Every line of the material is to be quoted verbatim, minus the pictures.

— BEGIN GIVEN INFORMATION —

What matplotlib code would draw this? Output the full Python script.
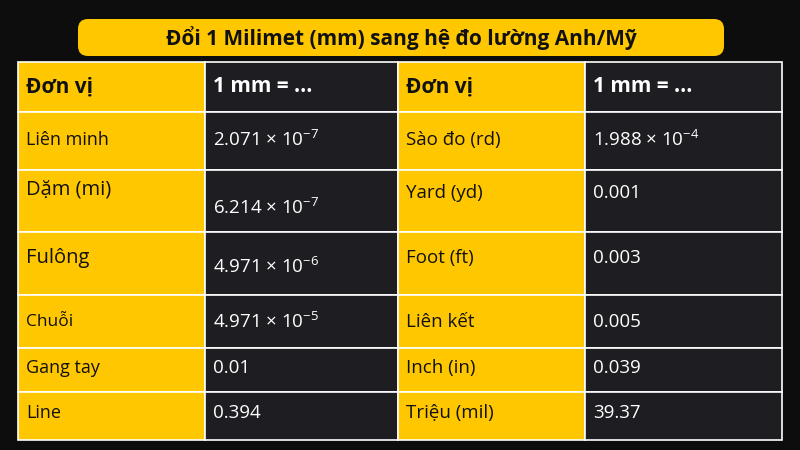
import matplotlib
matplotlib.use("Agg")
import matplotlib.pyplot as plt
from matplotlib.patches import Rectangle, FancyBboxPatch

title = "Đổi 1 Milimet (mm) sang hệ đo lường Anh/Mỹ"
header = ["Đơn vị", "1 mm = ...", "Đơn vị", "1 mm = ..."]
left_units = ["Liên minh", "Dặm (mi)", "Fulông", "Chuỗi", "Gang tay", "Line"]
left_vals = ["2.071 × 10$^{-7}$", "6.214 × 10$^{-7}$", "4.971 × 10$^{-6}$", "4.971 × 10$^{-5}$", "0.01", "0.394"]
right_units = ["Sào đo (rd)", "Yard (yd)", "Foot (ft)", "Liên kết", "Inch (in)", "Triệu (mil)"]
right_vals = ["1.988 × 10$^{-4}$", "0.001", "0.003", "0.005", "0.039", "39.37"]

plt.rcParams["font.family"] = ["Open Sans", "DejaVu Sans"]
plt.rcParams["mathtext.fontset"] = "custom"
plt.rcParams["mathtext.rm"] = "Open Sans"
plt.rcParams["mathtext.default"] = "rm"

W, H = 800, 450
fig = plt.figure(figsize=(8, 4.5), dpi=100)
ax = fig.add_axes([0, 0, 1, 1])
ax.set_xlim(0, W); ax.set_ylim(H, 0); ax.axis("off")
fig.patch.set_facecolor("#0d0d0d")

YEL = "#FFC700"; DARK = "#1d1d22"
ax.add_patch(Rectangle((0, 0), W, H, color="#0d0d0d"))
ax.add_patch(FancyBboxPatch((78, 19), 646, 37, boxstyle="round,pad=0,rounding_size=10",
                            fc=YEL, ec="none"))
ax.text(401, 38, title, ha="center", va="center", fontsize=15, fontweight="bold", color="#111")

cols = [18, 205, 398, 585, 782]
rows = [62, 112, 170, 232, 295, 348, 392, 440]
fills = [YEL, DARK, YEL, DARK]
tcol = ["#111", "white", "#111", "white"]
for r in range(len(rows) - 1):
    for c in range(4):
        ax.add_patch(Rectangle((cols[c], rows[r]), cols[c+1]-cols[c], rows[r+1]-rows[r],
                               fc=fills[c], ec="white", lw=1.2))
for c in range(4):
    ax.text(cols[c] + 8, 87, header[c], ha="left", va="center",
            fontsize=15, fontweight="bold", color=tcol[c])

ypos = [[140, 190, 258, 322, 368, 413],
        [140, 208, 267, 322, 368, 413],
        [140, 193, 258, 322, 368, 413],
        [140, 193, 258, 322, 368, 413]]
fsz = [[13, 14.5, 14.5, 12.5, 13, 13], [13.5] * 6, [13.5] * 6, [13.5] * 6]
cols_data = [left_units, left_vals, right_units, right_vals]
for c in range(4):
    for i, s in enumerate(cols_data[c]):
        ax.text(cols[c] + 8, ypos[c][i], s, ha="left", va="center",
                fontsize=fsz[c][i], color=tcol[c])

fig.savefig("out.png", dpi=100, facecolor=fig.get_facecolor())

— END GIVEN INFORMATION —

**SOLUTION FOR THIS PROBLEM:**
What matplotlib code would draw this? Output the full Python script.
import matplotlib
matplotlib.use("Agg")
import matplotlib.pyplot as plt
from matplotlib.patches import Rectangle, FancyBboxPatch

title = "Đổi 1 Milimet (mm) sang hệ đo lường Anh/Mỹ"
header = ["Đơn vị", "1 mm = ...", "Đơn vị", "1 mm = ..."]
left_units = ["Liên minh", "Dặm (mi)", "Fulông", "Chuỗi", "Gang tay", "Line"]
left_vals = ["2.071 × 10$^{-7}$", "6.214 × 10$^{-7}$", "4.971 × 10$^{-6}$", "4.971 × 10$^{-5}$", "0.01", "0.394"]
right_units = ["Sào đo (rd)", "Yard (yd)", "Foot (ft)", "Liên kết", "Inch (in)", "Triệu (mil)"]
right_vals = ["1.988 × 10$^{-4}$", "0.001", "0.003", "0.005", "0.039", "39.37"]

plt.rcParams["font.family"] = ["Open Sans", "DejaVu Sans"]
plt.rcParams["mathtext.fontset"] = "custom"
plt.rcParams["mathtext.rm"] = "Open Sans"
plt.rcParams["mathtext.default"] = "rm"

W, H = 800, 450
fig = plt.figure(figsize=(8, 4.5), dpi=100)
ax = fig.add_axes([0, 0, 1, 1])
ax.set_xlim(0, W); ax.set_ylim(H, 0); ax.axis("off")
fig.patch.set_facecolor("#0d0d0d")

YEL = "#FFC700"; DARK = "#1d1d22"
ax.add_patch(Rectangle((0, 0), W, H, color="#0d0d0d"))
ax.add_patch(FancyBboxPatch((78, 19), 646, 37, boxstyle="round,pad=0,rounding_size=10",
                            fc=YEL, ec="none"))
ax.text(401, 38, title, ha="center", va="center", fontsize=15, fontweight="bold", color="#111")

cols = [18, 205, 398, 585, 782]
rows = [62, 112, 170, 232, 295, 348, 392, 440]
fills = [YEL, DARK, YEL, DARK]
tcol = ["#111", "white", "#111", "white"]
for r in range(len(rows) - 1):
    for c in range(4):
        ax.add_patch(Rectangle((cols[c], rows[r]), cols[c+1]-cols[c], rows[r+1]-rows[r],
                               fc=fills[c], ec="white", lw=1.2))
for c in range(4):
    ax.text(cols[c] + 8, 87, header[c], ha="left", va="center",
            fontsize=15, fontweight="bold", color=tcol[c])

ypos = [[140, 190, 258, 322, 368, 413],
        [140, 208, 267, 322, 368, 413],
        [140, 193, 258, 322, 368, 413],
        [140, 193, 258, 322, 368, 413]]
fsz = [[13, 14.5, 14.5, 12.5, 13, 13], [13.5] * 6, [13.5] * 6, [13.5] * 6]
cols_data = [left_units, left_vals, right_units, right_vals]
for c in range(4):
    for i, s in enumerate(cols_data[c]):
        ax.text(cols[c] + 8, ypos[c][i], s, ha="left", va="center",
                fontsize=fsz[c][i], color=tcol[c])

fig.savefig("out.png", dpi=100, facecolor=fig.get_facecolor())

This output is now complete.